川崎市登戸国民学校、現在の登戸小の校舎前で1944(昭和19)年春ごろ撮影されたという一枚の集合写真。学徒動員で登戸研究所勤務を命じられた約40人の学級に、登戸在住の会津友伺さん(89)はいた。「皆、ゲートルを自分で足に巻いたんだ。兵隊と同じように仕事のとき足を守るため」と回顧する。
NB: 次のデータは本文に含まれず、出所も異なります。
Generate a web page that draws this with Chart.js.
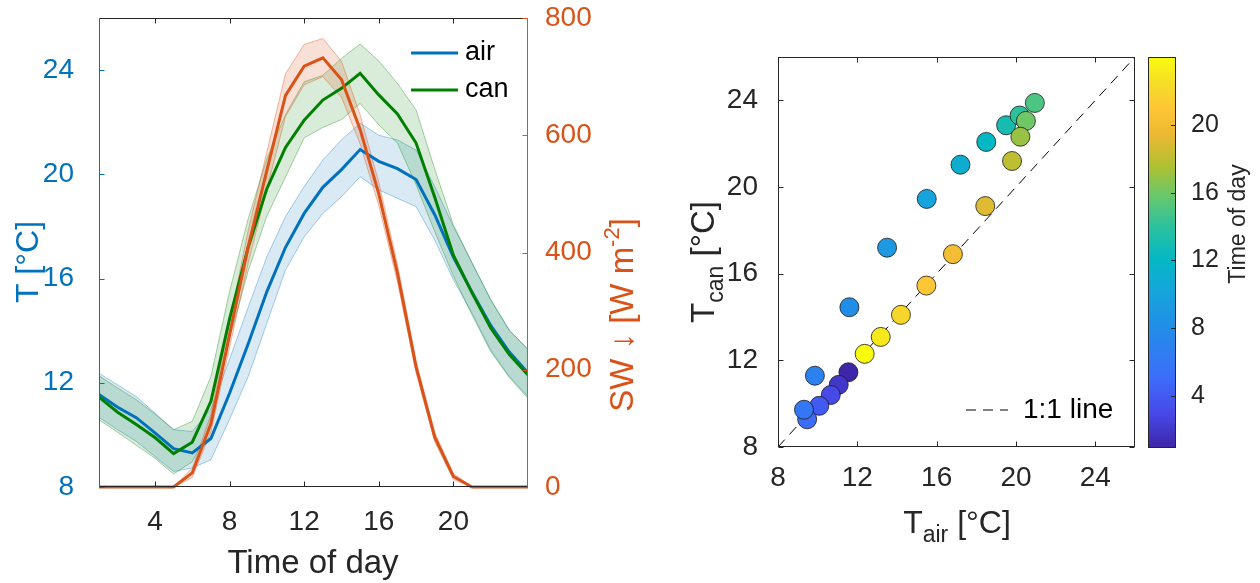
<!DOCTYPE html>
<html>
<head>
<meta charset="utf-8">
<script src="https://cdn.jsdelivr.net/npm/chart.js@4/dist/chart.umd.min.js"></script>
<style>
  body { margin:0; background:#fff; width:1260px; height:583px; overflow:hidden; position:relative; }
  .panel { position:absolute; top:0; height:583px; }
  #p-left  { left:0;     width:640px; }
  #p-right { left:640px; width:620px; }
</style>
</head>
<body>
<div class="panel" id="p-left"><canvas id="chart-diurnal"></canvas></div>
<div class="panel" id="p-right"><canvas id="chart-scatter"></canvas></div>
<script>
/* ---- data (hourly means) ---- */
const hours   = [1,2,3,4,5,6,7,8,9,10,11,12,13,14,15,16,17,18,19,20,21,22,23,24];
const airMean = [11.55,11.06,10.66,10.08,9.47,9.31,9.86,11.6,13.5,15.5,17.2,18.5,19.5,20.18,20.95,20.5,20.22,19.8,18.45,16.82,15.48,14.2,13.18,12.37];
const airLo   = [10.67,10.2,9.75,9.17,8.6,8.73,9.05,10.6,12.24,14.29,16.33,17.6,18.5,19.14,19.91,19.4,19.08,18.76,17.48,15.95,14.67,13.26,12.24,11.47];
const airHi   = [12.37,11.92,11.47,10.84,10.2,10.13,11.0,12.9,14.9,16.84,18.38,19.53,20.55,21.32,21.96,21.5,21.32,20.93,19.53,18.0,16.6,15.18,14.03,13.26];
const canMean = [11.45,10.87,10.4,9.9,9.28,9.72,11.29,14.45,17.2,19.45,21.03,22.08,22.85,23.3,23.88,23.05,22.32,21.2,19.12,16.9,15.45,14.1,13.08,12.3];
const canLo   = [10.58,10.1,9.6,9.1,8.5,8.97,10.32,13.7,16.3,18.4,19.9,21.4,21.8,22.1,22.72,21.9,21.2,19.6,17.8,16.1,14.6,13.2,12.2,11.4];
const canHi   = [12.27,11.8,11.35,10.8,10.2,10.52,12.24,15.5,18.3,20.6,22.3,23.55,23.8,24.45,25.0,24.35,23.49,22.47,20.2,18.06,16.6,15.2,14.0,13.3];
const swMean  = [0,0,0,0,0,24,108,260,410,540,668,718,732,695,610,500,365,205,85,18,0,0,0,0];
const swLo    = [0,0,0,0,0,16,94,238,382,508,632,686,700,665,585,480,350,195,77,13,0,0,0,0];
const swHi    = [0,0,0,0,0,32,124,282,438,572,705,755,765,726,635,520,380,215,93,23,0,0,0,0];

const hourRange = [1,24];
const hourTicks = [4,8,12,16,20];
const tRange    = [8,26];
const tTicks    = [8,12,16,20,24];
const swRange   = [0,800];
const swTicks   = [0,200,400,600,800];
const scatRange = [8,26];
const scatTicks = [8,12,16,20,24];
const cbRange   = [1,24];
const cbTicks   = [4,8,12,16,20];
const oneToOne  = [8,26];

/* ---- style ---- */
const FONT = "'Liberation Sans', Arial, sans-serif";
const INK = '#262626', BLUE = '#0072BD', GREEN = '#008000', ORANGE = '#D95319';
// parula-like ramp
const PARULA = [
  [0.00,62,38,168],[0.09,71,74,234],[0.18,60,110,250],[0.30,35,140,232],
  [0.40,22,165,218],[0.48,4,183,196],[0.56,40,193,160],[0.64,100,200,110],
  [0.72,175,192,50],[0.80,235,185,50],[0.86,254,195,55],[0.93,245,220,40],[1.00,249,251,14]
];
function parula(t){
  t = Math.max(0, Math.min(1, t));
  for (let i=1;i<PARULA.length;i++){
    const a=PARULA[i-1], b=PARULA[i];
    if (t<=b[0]){ const f=(t-a[0])/(b[0]-a[0]);
      return `rgb(${Math.round(a[1]+f*(b[1]-a[1]))},${Math.round(a[2]+f*(b[2]-a[2]))},${Math.round(a[3]+f*(b[3]-a[3]))})`; }
  }
  return 'rgb(249,251,14)';
}

Chart.defaults.font.family = FONT;
Chart.defaults.color = INK;

const xy = arr => hours.map((h,i)=>({x:h, y:arr[i]}));
const fixTicks = list => scale => { scale.ticks = list.map(v=>({value:v})); };
// fixed axis size, no extra label overhang padding
const noPad = s => { s.paddingTop = s.paddingBottom = s.paddingLeft = s.paddingRight = 0; };
const fixW = w => scale => { scale.width = w; noPad(scale); };
const fixH = h => scale => { scale.height = h; noPad(scale); };

function seg(ctx,x1,y1,x2,y2){ ctx.beginPath(); ctx.moveTo(x1,y1); ctx.lineTo(x2,y2); ctx.stroke(); }

// rich text: parts [{t,size,dy}], centred on (x,y), optional rotation
function drawRich(ctx, it){
  ctx.save();
  ctx.translate(it.x, it.y); ctx.rotate(it.rot||0);
  ctx.fillStyle = it.color || INK; ctx.textBaseline='alphabetic'; ctx.textAlign='left';
  let total = 0;
  const ws = it.parts.map(p => { ctx.font = `${p.size}px ${FONT}`; const w = ctx.measureText(p.t).width; total += w; return w; });
  let cx = -total/2;
  const base = it.parts[0].size*0.36;
  it.parts.forEach((p,i) => { ctx.font = `${p.size}px ${FONT}`; ctx.fillText(p.t, cx, base + (p.dy||0)); cx += ws[i]; });
  ctx.restore();
}
const titlesPlugin = list => ({ id:'titles', afterDraw(chart){ list.forEach(it => drawRich(chart.ctx, it)); } });

/* ---- left: diurnal cycle ---- */
const band = (arr, color, axis, fill) => ({ data: xy(arr), borderColor: color.line, borderWidth: 1,
  backgroundColor: color.fill, fill: fill ? '+1' : false, yAxisID: axis });
const cAir = {line:'rgba(0,114,189,0.35)', fill:'rgba(0,114,189,0.15)'};
const cCan = {line:'rgba(0,128,0,0.35)',   fill:'rgba(0,128,0,0.15)'};
const cSw  = {line:'rgba(217,83,25,0.4)',  fill:'rgba(217,83,25,0.18)'};

const frameLeft = {
  id:'frameLeft',
  afterDatasetsDraw(chart){
    const {ctx, chartArea:a, scales:{x, yT, ySW}} = chart;
    const L=a.left+.5, R=a.right-.5, T=a.top+.5, B=a.bottom-.5;
    ctx.save(); ctx.lineWidth=1;
    ctx.strokeStyle=INK; seg(ctx,L,T,R,T); seg(ctx,L,B,R,B);
    x.ticks.forEach(t=>{ const p=Math.round(x.getPixelForValue(t.value))+.5; seg(ctx,p,B,p,B-5); seg(ctx,p,T,p,T+5); });
    ctx.strokeStyle=BLUE; seg(ctx,L,T,L,B);
    yT.ticks.forEach(t=>{ const p=Math.round(yT.getPixelForValue(t.value))+.5; seg(ctx,L,p,L+5,p); });
    ctx.strokeStyle=ORANGE; seg(ctx,R,T,R,B);
    ySW.ticks.forEach(t=>{ const p=Math.round(ySW.getPixelForValue(t.value))+.5; seg(ctx,R,p,R-5,p); });
    ctx.restore();
  }
};
const legendLeft = {
  id:'legendLeft',
  afterDraw(chart){
    const {ctx, chartArea:a} = chart;
    const items = chart.data.datasets.filter(d => d.label==='air' || d.label==='can').reverse();
    ctx.save(); ctx.font = `27px ${FONT}`; ctx.textBaseline='middle'; ctx.fillStyle='#000';
    items.forEach((d,i) => {
      const y = a.top + 35 + i*37;
      ctx.strokeStyle = d.borderColor; ctx.lineWidth = 3; seg(ctx, a.right-117, y, a.right-70, y);
      ctx.fillText(d.label, a.right-63, y);
    });
    ctx.restore();
  }
};

new Chart(document.getElementById('chart-diurnal'), {
  type:'line',
  data:{ datasets:[
    {label:'SW',  data:xy(swMean),  borderColor:ORANGE, borderWidth:3, yAxisID:'ySW', clip:3},
    {label:'can', data:xy(canMean), borderColor:GREEN,  borderWidth:3, yAxisID:'yT'},
    {label:'air', data:xy(airMean), borderColor:BLUE,   borderWidth:3, yAxisID:'yT'},
    band(swHi,  cSw,  'ySW', true),  band(swLo,  cSw,  'ySW', false),
    band(canHi, cCan, 'yT',  true),  band(canLo, cCan, 'yT',  false),
    band(airHi, cAir, 'yT',  true),  band(airLo, cAir, 'yT',  false)
  ]},
  options:{
    responsive:true, maintainAspectRatio:false, animation:false, devicePixelRatio:1,
    layout:{ padding:{ top:18, left:0, right:0, bottom:0 } },
    elements:{ point:{ radius:0 }, line:{ tension:0 } },
    plugins:{ legend:{ display:false }, tooltip:{ enabled:false } },
    scales:{
      x:{ type:'linear', min:hourRange[0], max:hourRange[1], grid:{display:false}, border:{display:false},
          afterBuildTicks:fixTicks(hourTicks), afterFit:fixH(96),
          ticks:{ font:{size:28}, color:INK, padding:10, maxRotation:0 } },
      yT:{ type:'linear', position:'left', min:tRange[0], max:tRange[1], grid:{display:false}, border:{display:false},
          afterBuildTicks:fixTicks(tTicks), afterFit:fixW(99),
          ticks:{ font:{size:28}, color:BLUE, padding:17 } },
      ySW:{ type:'linear', position:'right', min:swRange[0], max:swRange[1], grid:{display:false}, border:{display:false},
          afterBuildTicks:fixTicks(swTicks), afterFit:fixW(112),
          ticks:{ font:{size:28}, color:ORANGE, padding:9 } }
    }
  },
  plugins:[frameLeft, legendLeft, titlesPlugin([
    { parts:[{t:'T [°C]', size:32}], x:26, y:262, rot:-Math.PI/2, color:BLUE },
    { parts:[{t:'SW ↓ [W m', size:33},{t:'-2', size:22, dy:-14},{t:']', size:33}], x:621, y:315, rot:-Math.PI/2, color:ORANGE },
    { parts:[{t:'Time of day', size:33}], x:313, y:561, color:INK }
  ])]
});

/* ---- right: canopy vs air temperature ---- */
const frameBox = {
  id:'frameBox',
  afterDatasetsDraw(chart){
    const {ctx, chartArea:a, scales:{x, y}} = chart;
    const L=a.left+.5, R=a.right-.5, T=a.top+.5, B=a.bottom-.5;
    ctx.save(); ctx.lineWidth=1; ctx.strokeStyle=INK;
    ctx.strokeRect(L, T, R-L, B-T);
    x.ticks.forEach(t=>{ const p=Math.round(x.getPixelForValue(t.value))+.5; seg(ctx,p,B,p,B-5); seg(ctx,p,T,p,T+5); });
    y.ticks.forEach(t=>{ const p=Math.round(y.getPixelForValue(t.value))+.5; seg(ctx,L,p,L+5,p); seg(ctx,R,p,R-5,p); });
    ctx.restore();
  }
};
const colorbar = {
  id:'colorbar',
  afterDraw(chart){
    const {ctx, chartArea:a, scales:{cb}} = chart;
    const x0 = a.right + 13, w = 27;
    const top = cb.getPixelForValue(cbRange[1]), bot = cb.getPixelForValue(cbRange[0]);
    const g = ctx.createLinearGradient(0, bot, 0, top);
    PARULA.forEach(s => g.addColorStop(s[0], `rgb(${s[1]},${s[2]},${s[3]})`));
    ctx.save();
    ctx.fillStyle = g; ctx.fillRect(x0, top, w, bot-top);
    ctx.strokeStyle = INK; ctx.lineWidth = 1; ctx.strokeRect(x0+.5, Math.round(top)+.5, w, Math.round(bot-top));
    cb.ticks.forEach(t=>{ const p=Math.round(cb.getPixelForValue(t.value))+.5; seg(ctx,x0+w,p,x0+w-4,p); });
    ctx.restore();
  }
};
const legendRight = {
  id:'legendRight',
  afterDraw(chart){
    const {ctx, chartArea:a} = chart;
    const d = chart.data.datasets[1];
    const yL = a.bottom - 37;
    ctx.save();
    ctx.strokeStyle = d.borderColor; ctx.lineWidth = 1; ctx.setLineDash(d.borderDash);
    seg(ctx, a.right-169, yL, a.right-127, yL);
    ctx.setLineDash([]);
    ctx.font = `28px ${FONT}`; ctx.textBaseline='middle'; ctx.fillStyle='#000';
    ctx.fillText(d.label, a.right-112, yL);
    ctx.restore();
  }
};

new Chart(document.getElementById('chart-scatter'), {
  type:'scatter',
  data:{ datasets:[
    { label:'hourly', data: hours.map((h,i)=>({x:airMean[i], y:canMean[i]})),
      backgroundColor: hours.map(h => parula((h-cbRange[0])/(cbRange[1]-cbRange[0]))),
      borderColor:'#1a1a1a', borderWidth:0.8, pointRadius:9.5, pointHoverRadius:9.5 },
    { type:'line', label:'1:1 line', data: oneToOne.map(v=>({x:v, y:v})),
      borderColor:'#000', borderWidth:1, borderDash:[10,7], pointRadius:0, fill:false }
  ]},
  options:{
    responsive:true, maintainAspectRatio:false, animation:false, devicePixelRatio:1,
    layout:{ padding:{ top:57, left:0, right:0, bottom:0 } },
    plugins:{ legend:{ display:false }, tooltip:{ enabled:false } },
    scales:{
      x:{ type:'linear', min:scatRange[0], max:scatRange[1], grid:{display:false}, border:{display:false},
          afterBuildTicks:fixTicks(scatTicks), afterFit:fixH(136),
          ticks:{ font:{size:28}, color:INK, padding:6, maxRotation:0 } },
      y:{ type:'linear', position:'left', min:scatRange[0], max:scatRange[1], grid:{display:false}, border:{display:false},
          afterBuildTicks:fixTicks(scatTicks), afterFit:fixW(138),
          ticks:{ font:{size:28}, color:INK, padding:12 } },
      cb:{ type:'linear', position:'right', min:cbRange[0], max:cbRange[1], grid:{display:false}, border:{display:false},
          afterBuildTicks:fixTicks(cbTicks), afterFit:fixW(125),
          ticks:{ font:{size:25}, color:INK, padding:48 } }
    }
  },
  plugins:[frameBox, colorbar, legendRight, titlesPlugin([
    { parts:[{t:'T', size:33},{t:'can', size:23, dy:9},{t:' [°C]', size:33}], x:62, y:262, rot:-Math.PI/2, color:INK },
    { parts:[{t:'T', size:32},{t:'air', size:23, dy:9},{t:' [°C]', size:32}], x:317, y:521, color:INK },
    { parts:[{t:'Time of day', size:23}], x:597, y:224, rot:-Math.PI/2, color:INK }
  ])]
});
</script>
</body>
</html>
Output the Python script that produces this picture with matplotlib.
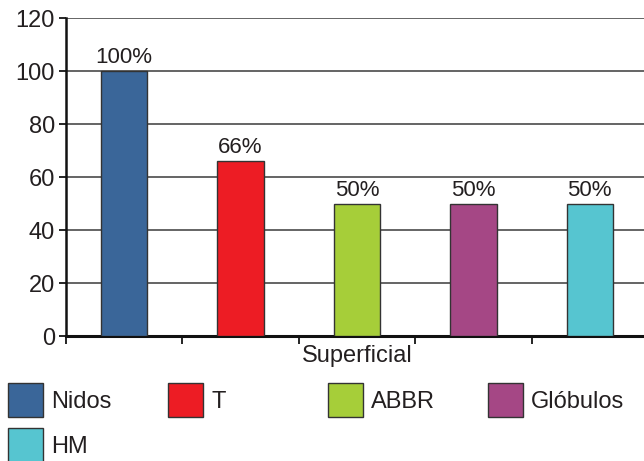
import matplotlib
matplotlib.use("Agg")
import matplotlib.pyplot as plt

plt.rcParams['font.family'] = ['Liberation Sans', 'DejaVu Sans']

# datos
categorias = ['Nidos', 'T', 'ABBR', 'Glóbulos', 'HM']
valores = [100, 66, 50, 50, 50]
etiquetas = ['100%', '66%', '50%', '50%', '50%']
colores = ['#3A6699', '#ED1C24', '#A6CE39', '#A54785', '#56C5D0']
grupo = 'Superficial'

texto = '#231F20'

fig = plt.figure(figsize=(6.44, 4.61), dpi=100)
ax = fig.add_axes([66/644, 1-336/461, (648-66)/644, (336-18)/461])

x = range(len(categorias))
barras = ax.bar(x, valores, width=0.40, color=colores, edgecolor='#333333', linewidth=1, zorder=3)

for b, et in zip(barras, etiquetas):
    ax.text(b.get_x() + b.get_width()/2, b.get_height() + 1, et,
            ha='center', va='bottom', fontsize=16, color=texto, zorder=4)

ax.set_xlim(-0.5, len(categorias) - 0.5)
ax.set_ylim(0, 120)
ax.set_yticks(range(0, 121, 20))
ax.set_xticks([i - 0.5 for i in range(len(categorias) + 1)])
ax.set_xticklabels([])
ax.set_xlabel(grupo, fontsize=17, color=texto, labelpad=-3)

ax.grid(axis='y', color='#4a4a4a', linewidth=1.2, zorder=0)
for s in ['top', 'right']:
    ax.spines[s].set_visible(False)
ax.spines['left'].set_linewidth(1.8)
ax.spines['bottom'].set_linewidth(2.2)
ax.spines['left'].set_color('#111111')
ax.spines['bottom'].set_color('#111111')
ax.tick_params(axis='y', labelsize=17, labelcolor=texto, length=5, width=1.2, direction='out', pad=3)
ax.tick_params(axis='x', length=6, width=1.2, direction='out')

# leyenda: 4 por fila, paso fijo
for i, (b, nombre) in enumerate(zip(barras, categorias)):
    fila, col = divmod(i, 4)
    leg = fig.legend([b], [nombre], loc='center left',
                     bbox_to_anchor=((8 + 160*col)/644, 1 - (400 + 45*fila)/461),
                     frameon=False, fontsize=17, handlelength=1.49, handleheight=1.86,
                     handletextpad=0.34, borderpad=0, borderaxespad=0)
    for t in leg.get_texts():
        t.set_color(texto)

fig.savefig('out.png', dpi=100)
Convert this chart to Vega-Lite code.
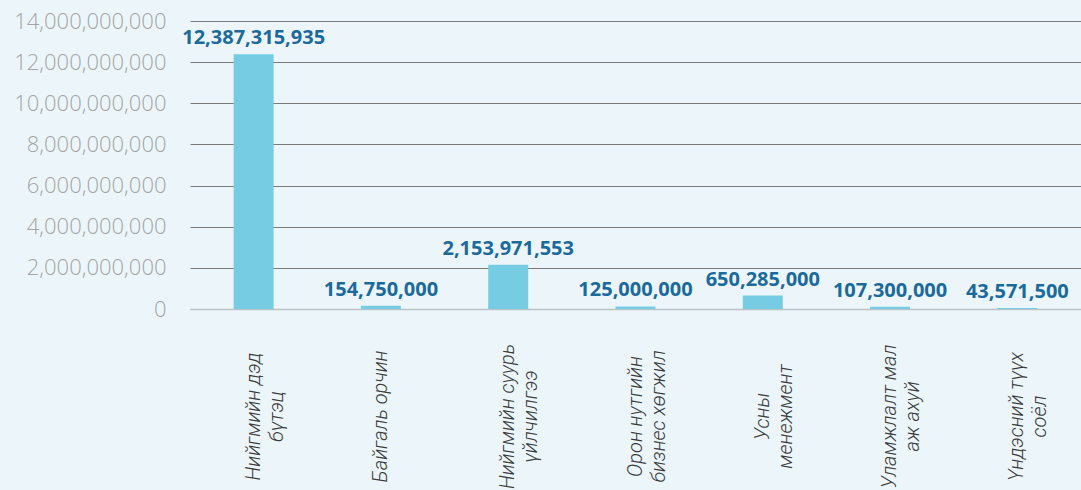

配属は10棟以上ある建物の隅にあった鍛造部。手りゅう弾のような鋳物を作る作業の補助だ。約50センチ四方の木の箱に砂を叩いて詰め、中央に木製の球を入れて固める。日光で3週間ほど干したら球を外し、箱を2つ合わせて施錠。あとは職員が溶かした鉄を流し込み、箱を蹴飛ばして鉄の球を取り出すという工程だ。「職員は手りゅう弾とは一言も言わなかった。面倒な作業だったけれども、言われたとおり毎日やるしかなかった」。会津さんは翌年春に卒業し、そのまま研究所に当時最年少で採用。同級生で同じ境遇は5、6人だったと推測する。
ある日、30機ほどの米爆撃機B29が低空飛行で迫ってきた。慌てて職員と防空壕に逃げたが、空襲せず通り過ぎたことが記憶に残る。「登戸研究所は軍事施設だが、大したものは造ってないと米軍は知ってたんだ」。研究所で働いたのは約1年半。出張を経て終戦前日に帰宅した。「研究所に国の大事なお金を使ってしまい、本当に申し訳ない」
戦争は「始めなければよかった。もっと早くやめさせるべきだった」と会津さん。戦後75年を迎え「大勢が亡くなった悲惨な戦争の事実を、現代に知らせてあげないといけない」と力を込めた。